My mother-in-law, who is a K-5 Literacy Coach, visited last weekend. She perused several review copies of professional books that were stacked on my desk while we talked shop. There were some pages in one of the books, Children’s Literature in the Reading Program: An Invitation to Read, 3rd Ed. that piqued her interest since it talked about instructing children about endpapers in picture books. We got to talking about this and, a day later, I pulled out some of my favorite books that have interesting endpapers that I always pointed out to my students.I started thinking about endpapers in 2006 after taking a class on picture book writing at the TCRWP Summer Writing Institute with Lester Laminack. Laminack helped me realize that endpapers could be something you teach kids to look at, notice, and talk about when reading aloud books together. Hence, for the three years that followed, I always made a point to examine the endpapers, with my students, if they were more than just a solid color. We’d often talk about what the meaning of the endpapers could be, what it had to do with the story, etc.
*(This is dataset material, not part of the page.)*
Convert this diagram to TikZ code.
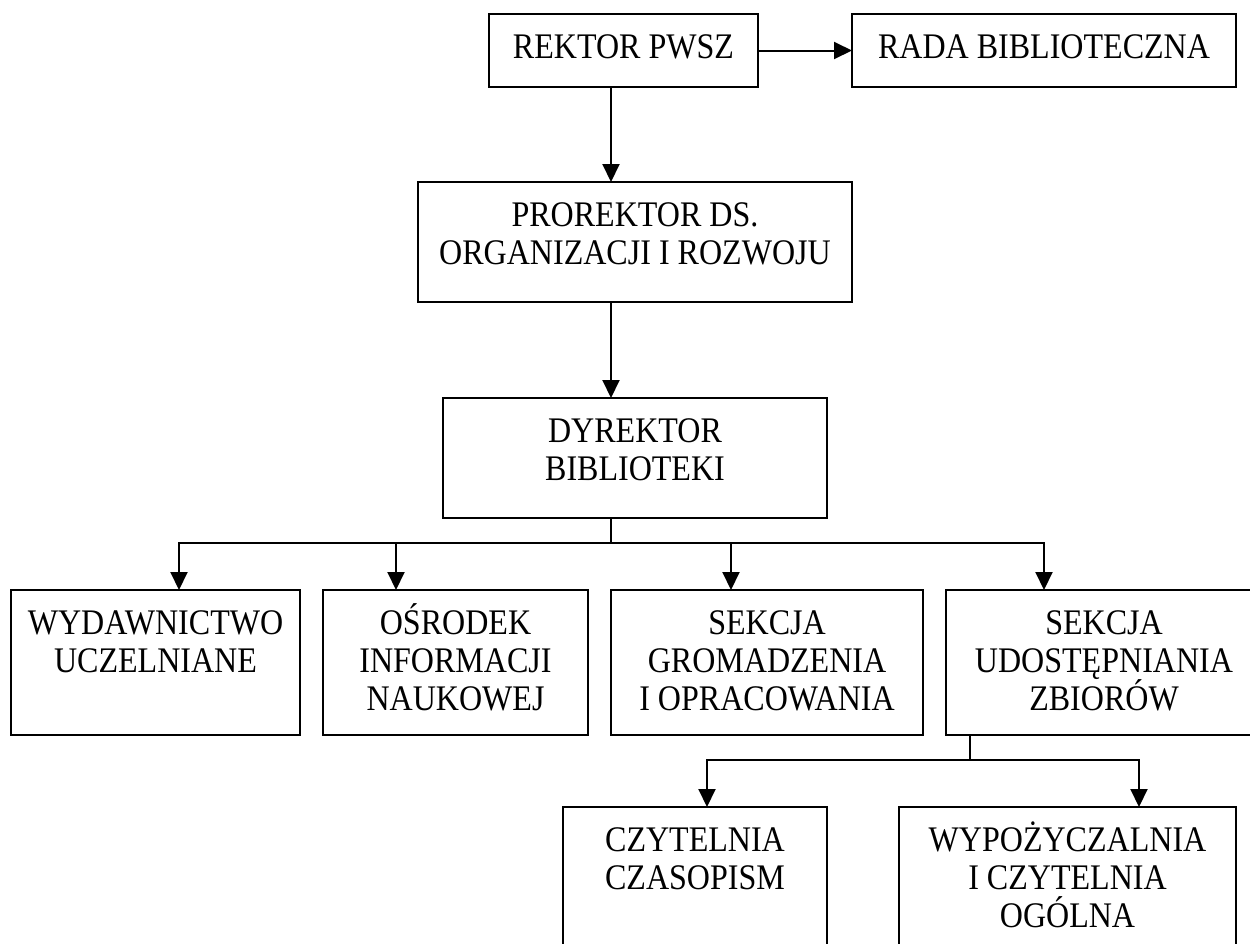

If your students are writing short fiction, which you turn into a picture book unit of study where they create their own picture books, then noticing endpapers could be important once it comes time for them to publish their own picture books.

The video that’s embedded (below) in this post takes a look at some of the endpapers I found in my personal library, which provide a breadth of examples for the different types of endpapers that exist in picture books. This doesn’t represent ALL of the great endpapers in the picture books I have… just a smattering of what’s out there. As you’ll see, some endpapers include the same artwork at the beginning and the end of the book. However, some end papers differ at the front and the end of the books, giving the reader signals as to the change(s) that take place in the story over the course of time. There are also endpapers that enhance the meaning of the book by including poignant quotations or maps that reflect the overall meaning of the text.

It’s well worth it since children will often begin to notice the significance of the endpapers on their own after it’s pointed out in a full-class setting, with the teacher thinking aloud about why the papers appear in a certain way. Noticing endpapers with your students takes just a couple of minutes during a read aloud. Plus, the conversations about children’s theories about why the endpapers look the way they do always promises to be fascinating and insightful!

Finally, here’s a list of all of the books whose endpapers were mentioned/shown in the video (above):

  • A Walk in New York written and illustrated by Salvatore Rubbino
    • Maps of the places the little boy visits with his father are on the endpapers.
    • There’s an index on the back cover of the book.
  • Go to Bed, Monster! written by Natasha Wing and illustrated by Sylvie Kantorovitz
    • Adorable little drawings reflect the drawings the main character does in the text.
  • Jake’s 100th Day of School written by Lester L. Laminack and illustrated by Judy Love
    • Collections of 100 pennies, paper clips, books, etc. abound on the front and back endpapers.
  • John’s Secret Dreams: The Life of John Lennon written by Doreen Rappaport and illustrated by Bryan Collier
    • Two different quotes, said by Lennon, are on the front and back endpapers.
  • Knuffle Bunny Too: A Case of Mistaken Identity written and illustrated by Mo Willems
    • Look carefully to notice the difference in the Knuffle Bunnies’ ear color.
  • Math Attack written by Jane Horton and illustrated by Kyrsten Brooker
    • The main character looks a lot more relieved when she’s multiplying on the endpaper in the back of the book (as opposed to the frantic stance in the front of the book).
  • Math Curse written by Jon Scieszka and illustrated by Lane Smith
    • Lots of mathematical stuff to get your mind ready to be taken over by the “curse.”
  • Mr. Belinsky’s Bagels written by Ellen Schwartz and illustrated by Stefan Czernecki
    • Simple bagels line the endpapers in the front and the back of the book.
  • Mia’s Story written and illustrated by Michael Foreman
    • The reader can see the transformation of the space where Mia lives when looking at the front and the back endpapers.
  • My Teacher Likes to Say written by Denise Brennan-Nelson and illustrated by Jane Monroe Donovan
    • The ants marching across the end papers reflect one of the idioms in the text.
  • The Incredible Book Eating Boy written and illustrated by Oliver Jeffers
    • Notice the bite mark!
  • The Wedding written by Eve Bunting and illustrated by Iza Trapani
    • Miss Brindle Cow and her new hubby walk off into the sunset with all of the animals she carried to the wedding ceremony, on her back, waving them good-bye.
  • Tony and the Pizza Champions written by Tony Gemignani and illustrated by Matthew Trueman
    • Delicious ingredients from the award-winning pizza are on the front and back endpapers.